Example: An attacker submits a Spark job with a malicious UDF that executes a shell command to download and run malware on the worker nodes.
Impact: Arbitrary code execution, system compromise, data exfiltration.
Risk Severity: Critical
Mitigation Strategies:
- Code Review: Thoroughly review and validate all user-provided code (UDFs, transformations) that will be executed by Spark.
- Dependency Management: Use a secure dependency management system and verify the integrity of Spark dependencies.
- Vulnerability Scanning: Regularly scan dependencies for known vulnerabilities.
- Code Signing: Implement code signing to verify the integrity and authenticity of JARs loaded by Spark.

Description: Attackers exploit vulnerabilities in Spark's serialization/deserialization process to achieve remote code execution.
Spark Contribution: Spark relies heavily on serialization for data transfer and persistence, making it susceptible to deserialization attacks. This is fundamental to Spark's operation.
Example: An attacker sends crafted, malicious serialized data to a Spark application that uses a vulnerable version of a serialization library. Upon deserialization, the attacker's code is executed.
Impact: Remote code execution, system compromise.
Risk Severity: Critical
Mitigation Strategies:
- Keep Spark Updated: Regularly update Spark and its dependencies to the latest versions to patch known deserialization vulnerabilities. This is crucial for mitigating Spark-specific vulnerabilities.
- Avoid Untrusted Data: Do not deserialize data from untrusted sources within Spark applications.

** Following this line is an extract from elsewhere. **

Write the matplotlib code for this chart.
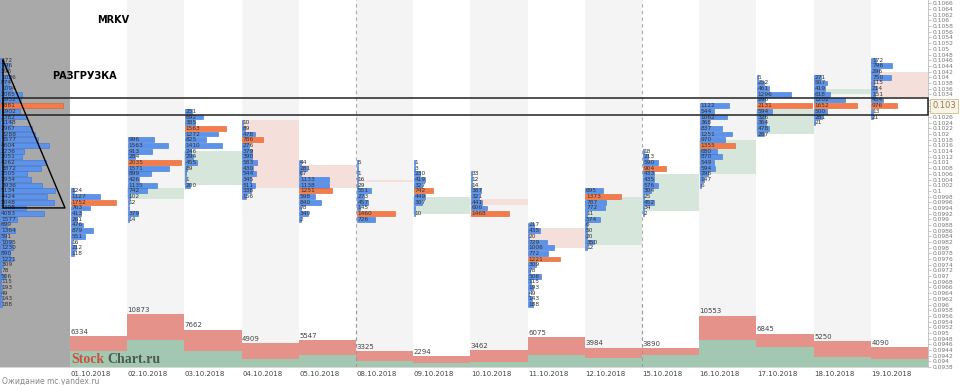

- Safer Serialization (If Possible): If feasible, consider using more secure serialization formats (e.g., Avro, Protocol Buffers) that are less prone to deserialization vulnerabilities than Java serialization, specifically within the Spark context.
- Vulnerability Scanning: Use vulnerability scanning tools to identify libraries with known deserialization issues that are used by Spark.

Description: Attackers inject malicious SQL code into Spark SQL queries, leading to unauthorized data access or modification.
Spark Contribution: Spark SQL allows users to execute SQL queries against DataFrames, creating a potential vector for SQL injection. This is a Spark-provided feature.
Example: A web application allows users to filter data using a text input field. The application constructs a Spark SQL query by directly concatenating the user's input without sanitization. An attacker enters ' OR '1'='1 to bypass filtering and retrieve all data.
Impact: Data breach, data modification, unauthorized data access.
Risk Severity: High
Mitigation Strategies:
- Parameterized Queries: Use parameterized queries (prepared statements) whenever possible. Spark's DataFrame API provides a safer way to construct queries programmatically, avoiding direct SQL string manipulation.
- Input Validation: Sanitize and validate all user input before using it in Spark SQL queries.
- Avoid String Concatenation: Do not build Spark SQL queries by concatenating strings with user input.